Spitzbogige, bleiverglaste Fenster, Strebepfeiler an den Außenwänden – schon der äußere Aspekt der Kirche in Nordstemmen zeigt, dass der Baumeister Hellner bei seinem letzten Bau den klassizistischen Stil aufgegeben hat. Die Fertigstellung erfolgte erst nach seinem Tod im Jahr 1864.
Die Rückbesinnung auf das Mittelalter im Laufe des 19. Jahrhunderts hatte zu einem veränderten Stilgeschmack in der Architektur geführt. Nicht nur Kirchenbauer hatten die Gotik wiederentdeckt, die als besonders „christlicher Stil“ galt. Schließlich waren seit dem ausgehenden 12. Jahrhundert von Frankreich ausgehend bedeutende Kirchenbauten im gotischen Stil in Europa entstanden.


Während das Langhaus aus exakt behauenen Quadern aufgemauert ist, bestehen die Wände des Turms, an dem sich diese Maske befindet, aus unregelmäßigen Bruchsteinen. Wie bei vielen Bauten Hellners wurde der romanische Turm der Vorgängerkirche beibehalten, wodurch Kosten eingespart werden konnten.
Ein altes Gemälde bietet noch einen Eindruck von der kleineren Kirche aus dem Mittelalter. Durch die veränderten Größenverhältnisse – der Neubau wurde größer konzipiert – erscheint der gedrungene Turm in Nordstemmen etwas dysproportioniert.


Auch das Innere des Kirchenschiffs unterscheidet sich grundlegend von den klassizistischen Kirchenräumen Hellners. Altar und Kanzel sind voneinander getrennt, nicht mehr übereinander angeordnet. Die Kanzel als Ort der Verkündigung des Wortes ist näher an die Gemeinde gerückt.
Die Position des Altars wird hervorgehoben. Er steht isoliert in einer Chornische, die mit ihren spitzbogigen Fenstern und einem Rippengewölbe typische Merkmale neugotischer Architektur aufweist. In diesem „neuen“ Stil sind auch die Holzarbeiten der Innenausstattung wie die Kanzel, die Empore, der Altaraufsatz und der Orgelprospekt ausgeführt.
Ich bin das Brot des Lebens
Ich bin der Weinstock, ihr seid die Reben


Die Gestaltung der beiden Türöffnungen, die vom Chor in zwei Sakristeianbauten führen, weist etwas plakativ mit Text und Bild darauf hin, dass hier, am Altar das Abendmahl eingenommen wird. Über den beiden Bibelversen in altdeutscher Schrifttype und Rechtschreibung sind stilisierte Pflanzen mit üppigem Besatz an Ähren bzw.
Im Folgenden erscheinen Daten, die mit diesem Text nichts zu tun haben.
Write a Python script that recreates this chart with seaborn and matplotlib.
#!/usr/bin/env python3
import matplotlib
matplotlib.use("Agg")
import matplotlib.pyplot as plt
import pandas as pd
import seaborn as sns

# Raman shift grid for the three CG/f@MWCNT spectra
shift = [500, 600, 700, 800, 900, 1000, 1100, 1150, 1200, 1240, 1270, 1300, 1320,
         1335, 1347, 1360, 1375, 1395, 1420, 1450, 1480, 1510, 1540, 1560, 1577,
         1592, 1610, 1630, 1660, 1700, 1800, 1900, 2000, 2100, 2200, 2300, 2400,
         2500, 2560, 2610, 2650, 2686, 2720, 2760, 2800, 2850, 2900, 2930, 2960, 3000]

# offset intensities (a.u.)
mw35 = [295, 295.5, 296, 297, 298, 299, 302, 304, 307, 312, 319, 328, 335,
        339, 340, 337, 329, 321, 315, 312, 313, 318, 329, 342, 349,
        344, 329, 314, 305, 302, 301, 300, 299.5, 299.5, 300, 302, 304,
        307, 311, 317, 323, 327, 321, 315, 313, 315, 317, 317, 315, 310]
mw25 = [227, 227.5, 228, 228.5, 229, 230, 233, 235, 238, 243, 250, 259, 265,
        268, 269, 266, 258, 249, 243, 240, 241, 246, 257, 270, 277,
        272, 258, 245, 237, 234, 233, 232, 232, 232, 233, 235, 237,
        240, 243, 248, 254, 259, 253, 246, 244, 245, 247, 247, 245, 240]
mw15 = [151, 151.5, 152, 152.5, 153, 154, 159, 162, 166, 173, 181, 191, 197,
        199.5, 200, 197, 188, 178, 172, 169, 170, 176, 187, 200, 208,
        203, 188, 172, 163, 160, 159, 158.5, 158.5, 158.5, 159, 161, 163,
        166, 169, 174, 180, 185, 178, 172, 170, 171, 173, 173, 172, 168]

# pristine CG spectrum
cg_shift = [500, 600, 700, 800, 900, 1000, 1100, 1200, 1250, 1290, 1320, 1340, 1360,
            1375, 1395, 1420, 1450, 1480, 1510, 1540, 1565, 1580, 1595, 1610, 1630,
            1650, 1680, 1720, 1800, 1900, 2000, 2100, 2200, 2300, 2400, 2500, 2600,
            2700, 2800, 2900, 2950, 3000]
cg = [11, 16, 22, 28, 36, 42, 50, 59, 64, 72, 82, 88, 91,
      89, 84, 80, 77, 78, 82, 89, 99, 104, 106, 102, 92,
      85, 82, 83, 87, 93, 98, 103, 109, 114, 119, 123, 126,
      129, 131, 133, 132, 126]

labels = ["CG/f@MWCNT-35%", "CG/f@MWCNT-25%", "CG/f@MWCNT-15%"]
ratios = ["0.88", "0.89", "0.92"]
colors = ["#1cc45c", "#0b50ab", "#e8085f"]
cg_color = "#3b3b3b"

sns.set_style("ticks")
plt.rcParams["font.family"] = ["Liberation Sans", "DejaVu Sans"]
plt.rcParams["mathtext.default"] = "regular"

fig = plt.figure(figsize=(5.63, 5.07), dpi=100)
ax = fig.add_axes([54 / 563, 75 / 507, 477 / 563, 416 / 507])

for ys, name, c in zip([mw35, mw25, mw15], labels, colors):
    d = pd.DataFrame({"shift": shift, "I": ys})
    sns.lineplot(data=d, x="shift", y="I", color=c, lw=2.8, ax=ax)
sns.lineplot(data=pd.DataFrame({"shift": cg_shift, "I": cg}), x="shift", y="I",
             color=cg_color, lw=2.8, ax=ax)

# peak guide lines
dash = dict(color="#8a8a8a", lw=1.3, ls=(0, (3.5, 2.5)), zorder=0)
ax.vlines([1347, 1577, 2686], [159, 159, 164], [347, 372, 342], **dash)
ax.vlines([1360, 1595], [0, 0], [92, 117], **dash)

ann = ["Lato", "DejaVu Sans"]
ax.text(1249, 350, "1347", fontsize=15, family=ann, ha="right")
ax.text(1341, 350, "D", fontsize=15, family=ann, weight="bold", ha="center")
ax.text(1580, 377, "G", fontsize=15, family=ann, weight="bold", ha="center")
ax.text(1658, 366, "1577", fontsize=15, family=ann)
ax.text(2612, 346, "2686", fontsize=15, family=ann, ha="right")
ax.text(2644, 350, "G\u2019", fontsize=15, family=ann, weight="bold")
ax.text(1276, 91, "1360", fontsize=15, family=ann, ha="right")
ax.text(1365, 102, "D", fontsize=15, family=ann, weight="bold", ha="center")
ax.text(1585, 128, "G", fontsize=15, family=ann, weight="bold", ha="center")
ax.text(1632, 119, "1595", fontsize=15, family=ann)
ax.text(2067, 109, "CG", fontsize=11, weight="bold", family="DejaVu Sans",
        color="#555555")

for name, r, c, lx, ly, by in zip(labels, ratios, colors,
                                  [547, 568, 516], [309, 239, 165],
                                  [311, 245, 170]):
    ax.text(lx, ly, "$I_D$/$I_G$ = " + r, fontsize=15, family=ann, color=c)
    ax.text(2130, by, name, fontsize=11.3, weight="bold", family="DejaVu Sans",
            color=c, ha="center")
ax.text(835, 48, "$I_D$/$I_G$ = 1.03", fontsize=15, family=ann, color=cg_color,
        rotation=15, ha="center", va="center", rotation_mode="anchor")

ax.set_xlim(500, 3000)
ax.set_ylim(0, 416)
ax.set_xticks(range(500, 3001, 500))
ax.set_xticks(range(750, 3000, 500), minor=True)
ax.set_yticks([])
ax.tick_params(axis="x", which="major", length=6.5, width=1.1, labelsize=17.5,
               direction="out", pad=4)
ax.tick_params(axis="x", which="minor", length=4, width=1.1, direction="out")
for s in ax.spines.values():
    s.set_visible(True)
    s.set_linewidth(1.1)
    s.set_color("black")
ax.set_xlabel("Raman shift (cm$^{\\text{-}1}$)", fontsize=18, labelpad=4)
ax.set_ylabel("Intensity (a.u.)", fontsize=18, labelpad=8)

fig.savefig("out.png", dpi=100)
Weintrauben abgebildet.
Ein feste Burg ist unser Gott

In vielen Kirchen erinnert ein Bildnis Martin Luthers an den Reformator. In Nordstemmen wird mit einer Inschrift des vierhundertsten Geburtstags Luthers gedacht. Im Jahr 1883 wurde sie in das Bogenfeld der Ausgangspforte eingefügt. Den Anfang seines wohl bekanntesten Kirchenliedes hat man dort als Überschrift eingraviert. Es sind Worte, die immer noch ein ausdrucksvolles Bild für ein starkes Vertrauen auf Gott darstellen, auch wenn der nachfolgende Liedtext heutzutage etwas martialisch anmutet.


Der Weg aus der Kirche führt durch den Gemeindefriedhof, dessen alte Grabsteine Personen der Ortsgeschichte ins Gedächtnis rufen. Mit dem Bau der Kirche steht der Zimmermeister Christian Burose in Verbindung, der zusammen mit seinem Schwiegervater einen Teil der Arbeiten ausführte.
Der Neubau fiel in die Amtszeit von Pastor Holekamp, der zusammen mit seiner Ehefrau Amalie (auch sie wird als „Frau Pastorin“ geehrt), in der Nähe der Kirchenpforte beigesetzt ist. Ehepaar Holekamp – beide haben ein stattliches Alter erreicht – mussten offenbar zwei Töchter zu Grabe tragen. Zwei benachbarte Grabsteine tragen Geburts- und Sterbedaten zweier junger Frauen mit dem Nachnamen Holekamp. Sie sind im Alter von 16 und 26 Jahren verstorben, die eine am 12. April 1871, die andere auf den Tag genau ein Jahr später.